One wonders what the late R.C. Hoiles, one-time publisher of the Santa Ana (now Orange County) Register, would have said about this episode. The sometimes cantankerous, but always candid, libertarian/conservative newspaper man would undoubtedly have been outraged by this assault on youthful entrepreneurship, not to mention free enterprise. An article in Time magazine for August 30, 1948, said of Hoiles:

"R.C." is against unions (the Hoiles papers are all open shop), majority rule (“The majority can’t give my consent to anything”), progressive, income taxes (“nothing but socialism”), public education (“a house of prostitution is voluntary, grade school is not”) and aid to Europe (“Let ’em go to [heck]”). He considers both Herbert Hoover and Earl Warren too leftwing. Two things Publisher Hoiles is in favor of: child labor for the average child (“Give him a pick & shovel and let him get started”) and the black market. One touch of liberalism in the Hoiles record: during the war, he campaigned to give U.S. Japanese a fair break.
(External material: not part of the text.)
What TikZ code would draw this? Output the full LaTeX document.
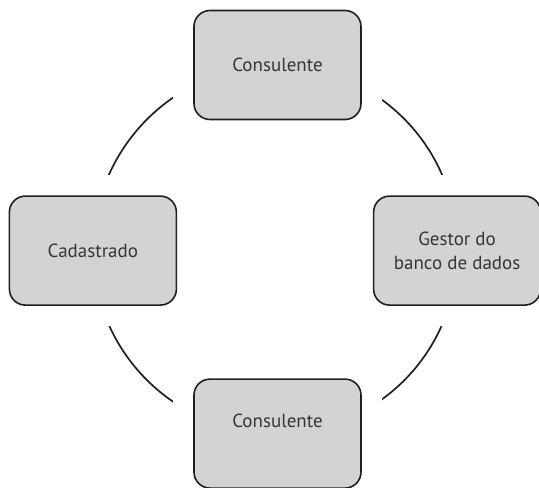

Just for the record, while I disagree with Hoiles’s now-outmoded views on child labor, the idea of children earning their own money to go to college has much to be said for it.

I have a feeling that old “R.C.” (he died in 1970 at the age of 92) would have penned an editorial that would have hit the Clayton city fathers right between their eyes! He might have written:

Depriving a couple of young girls of an opportunity to get started on their careers and their college funds! Outrageous!

Hoiles didn’t call his chain Freedom Newspapers for nothing.

Since “R.C” is no longer around, however, we relatively young (“R.C.” was 70 years my senior!) libertarian/conservative “curmudgeons in training” will just have to pick up the slack!